Appointed by the New Jersey Supreme Court


Intermediaries - Unauthorized
Practice Reviewing Deeds for Realtors

    Our advisory opinion is sought concerning the propriety of a procedure set forth in the following inquiry.
        The question involved deals with the propriety of reviewing a deed which has been typed out by the secretary for the real estate agent, upon the conclusion of which I approve the deed and type on the deed "Prepared By (name of our firm)." The deed is then returned to the agent whereupon it is delivered to the title company at settlement. Payment for the review services is paid directly by the real estate agent and not by the seller.

    We are informed that the deed is a "Standard New Jersey Special Warranty Deed form"; that the information is taken from the title report and the deed and the title report are submitted to the inquirer for review; that, assuming the deed is in proper order, the name of the law firm is typed thereon preceded by the words "Prepared By" and then returned to the real estate agent; and that there is no direct contact with the seller.
    The question brings under consideration DR 5-107(B) and DR 3- 101(A) of the Code of Professional Responsibility dealing with intermediaries and aiding a non-lawyer in the unauthorized practice of law. The Canons of Professional Ethics, Canon 35 and Canon 47, now superseded by the Disciplinary Rates of the Code of Professional Responsibility, contained similar provisions. These ethical problems are discussed in Wise, Legal Ethics 207-228 (2d ed.
1970). Mr. Wise, in his summary, beginning on page 226 says in part, the following:
            The relationship between attorney and client should come about without direct or indirect solicitation or advertising on the part of the attorney. It results most properly from recommendation or personal acquaintance. Once established, it should be a confidential relation of undivided loyalty.

            No intermediary should intervene. A fortiori the intervener should not exploit the attorney's services to enable the intervening entity to engage in unauthorized practice.

             In some cases, the intermediary calls upon the lawyer to aid it in performing services it cannot legally perform, such as the real estate broker who has the lawyer make out legal documents for specific transactions, which the broker uses to "close" a deal. The aid takes more subtle forms, as in the case of the attorney who permits a bank to use his name as an attorney in "ads" soliciting legal work to be done by the bank, or the lawyer-trust officer who displays his legal diplomas or certificates in his office in the bank.

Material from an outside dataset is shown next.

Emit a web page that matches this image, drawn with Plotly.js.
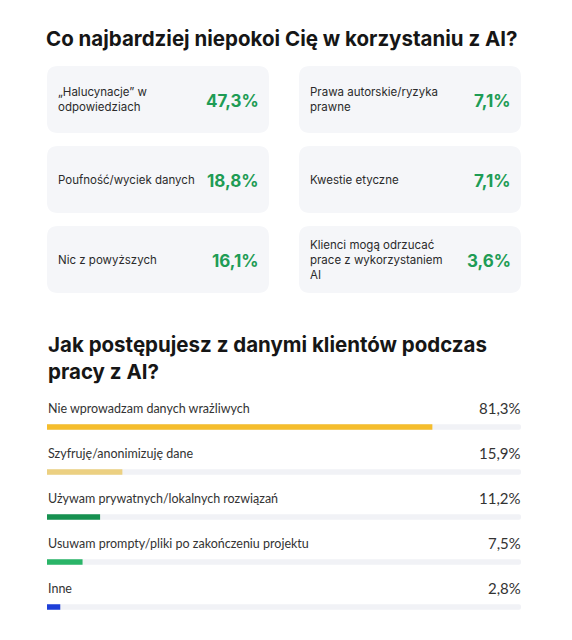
<!DOCTYPE html>
<html>
<head>
<meta charset="utf-8">
<script src="https://cdn.plot.ly/plotly-3.0.1.min.js"></script>
<style>
html,body{margin:0;padding:0;background:#fff;}
#chart{width:572px;height:640px;}
</style>
</head>
<body>
<div id="chart"></div>
<script>
// ---- Data ----
var title1 = "Co najbardziej niepokoi Cię w korzystaniu z AI?";
var concernLabels = [
  "„Halucynacje” w<br>odpowiedziach",
  "Poufność/wyciek danych",
  "Nic z powyższych",
  "Prawa autorskie/ryzyka<br>prawne",
  "Kwestie etyczne",
  "Klienci mogą odrzucać<br>prace z wykorzystaniem<br>AI"
];
var concernValues = [47.3, 18.8, 16.1, 7.1, 7.1, 3.6];

var title2 = "Jak postępujesz z danymi klientów podczas<br>pracy z AI?";
var dataCategories = [
  "Nie wprowadzam danych wrażliwych",
  "Szyfruję/anonimizuję dane",
  "Używam prywatnych/lokalnych rozwiązań",
  "Usuwam prompty/pliki po zakończeniu projektu",
  "Inne"
];
var dataValues = [81.3, 15.9, 11.2, 7.5, 2.8];
var barColors = ["#f5bd2c", "#ecd081", "#169150", "#2ab568", "#1e3fd8"];

// ---- Helpers ----
function fmt(v){ return v.toFixed(1).replace('.', ',') + '%'; }
function roundRect(x0, y0, x1, y1, r){
  return 'M' + (x0+r) + ',' + y0 +
    ' L' + (x1-r) + ',' + y0 + ' Q' + x1 + ',' + y0 + ' ' + x1 + ',' + (y0+r) +
    ' L' + x1 + ',' + (y1-r) + ' Q' + x1 + ',' + y1 + ' ' + (x1-r) + ',' + y1 +
    ' L' + (x0+r) + ',' + y1 + ' Q' + x0 + ',' + y1 + ' ' + x0 + ',' + (y1-r) +
    ' L' + x0 + ',' + (y0+r) + ' Q' + x0 + ',' + y0 + ' ' + (x0+r) + ',' + y0 + ' Z';
}

var W = 572, H = 640;
var FONT = "Inter, 'Noto Sans', sans-serif";
var FONT2 = "Lato, 'Open Sans', sans-serif";

// card grid layout
var colX = [47, 299], cardW = 222, rowY = [66, 146, 226], cardH = 67;

var shapes = [], annotations = [];
concernLabels.forEach(function(lbl, i){
  var col = Math.floor(i / 3), row = i % 3;
  var x0 = colX[col], y0 = rowY[row], x1 = x0 + cardW, y1 = y0 + cardH;
  shapes.push({type:'path', xref:'x2', yref:'y2', path: roundRect(x0, y0, x1, y1, 11),
    fillcolor:'#f5f6f9', line:{width:0}, layer:'below'});
  annotations.push({xref:'x2', yref:'y2', x: x0 + 9, y: (y0+y1)/2, xanchor:'left', yanchor:'middle',
    align:'left', showarrow:false, text: lbl, font:{family:FONT, size:11.5, color:'#2b2b2b'}});
  annotations.push({xref:'x2', yref:'y2', x: x1 - 8, y: (y0+y1)/2 + 1, xanchor:'right', yanchor:'middle',
    showarrow:false, text: '<b>' + fmt(concernValues[i]) + '</b>', font:{family:FONT, size:17, color:'#1e9c55'}});
});

// second title
annotations.push({xref:'x2', yref:'y2', x: 46, y: 358, xanchor:'left', yanchor:'middle', align:'left',
  showarrow:false, text:'<b>' + title2 + '</b>', font:{family:FONT, size:20.5, color:'#161616'}});

// bar labels and values
dataCategories.forEach(function(c, i){
  annotations.push({xref:'x', yref:'y', x:0, y:c, yshift:19, xshift:-1, xanchor:'left', yanchor:'middle',
    showarrow:false, text:c, font:{family:FONT2, size:12.5, color:'#333333'}});
  annotations.push({xref:'x', yref:'y', x:100, y:c, yshift:19, xshift:2, xanchor:'right', yanchor:'middle',
    showarrow:false, text:fmt(dataValues[i]), font:{family:FONT2, size:15, color:'#333333'}});
});

var track = {
  type:'bar', orientation:'h', y: dataCategories, x: dataCategories.map(function(){return 100;}),
  marker:{color:'#f1f2f6', cornerradius:'50%'}, width:0.12, hoverinfo:'skip', showlegend:false
};
var bars = {
  type:'bar', orientation:'h', y: dataCategories, x: dataValues,
  marker:{color: barColors, cornerradius:'50%'}, width:0.12, hoverinfo:'skip', showlegend:false
};

var yTop = 404.5, yBot = 629.5;
var layout = {
  width: W, height: H,
  margin:{l:0, r:0, t:0, b:0},
  paper_bgcolor:'#ffffff', plot_bgcolor:'rgba(0,0,0,0)',
  barmode:'overlay',
  title:{text:'<b>' + title1 + '</b>', x: 46/W, xanchor:'left', xref:'paper',
    y: 1 - 39/H, yanchor:'middle', yref:'paper', font:{family:FONT, size:20.5, color:'#161616'}},
  xaxis:{domain:[47/W, 521/W], range:[0,100], visible:false, fixedrange:true},
  yaxis:{domain:[1 - yBot/H, 1 - yTop/H], type:'category', range:[4.5,-0.5], visible:false, fixedrange:true},
  xaxis2:{domain:[0,1], range:[0,W], visible:false, anchor:'y2'},
  yaxis2:{domain:[0,1], range:[H,0], visible:false, anchor:'x2'},
  shapes: shapes,
  annotations: annotations,
  showlegend:false
};

Plotly.newPlot('chart', [track, bars], layout, {displayModeBar:false, staticPlot:true});
</script>
</body>
</html>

    A question similar to the one propounded here was the subject matter of an informal decision by the A.B.A. Comm. on Professional Ethics, Opinion 508 (1962).
In that case the inquirer asked:
            whether or not it is proper for an attorney, in connection with real estate transactions, to prepare deeds, contracts and mortgages for a real estate broker or title insurance company when the information pertaining thereto is forwarded by the latter with the request that the attorney prepare and return the appropriate legal documents for execution by the parties.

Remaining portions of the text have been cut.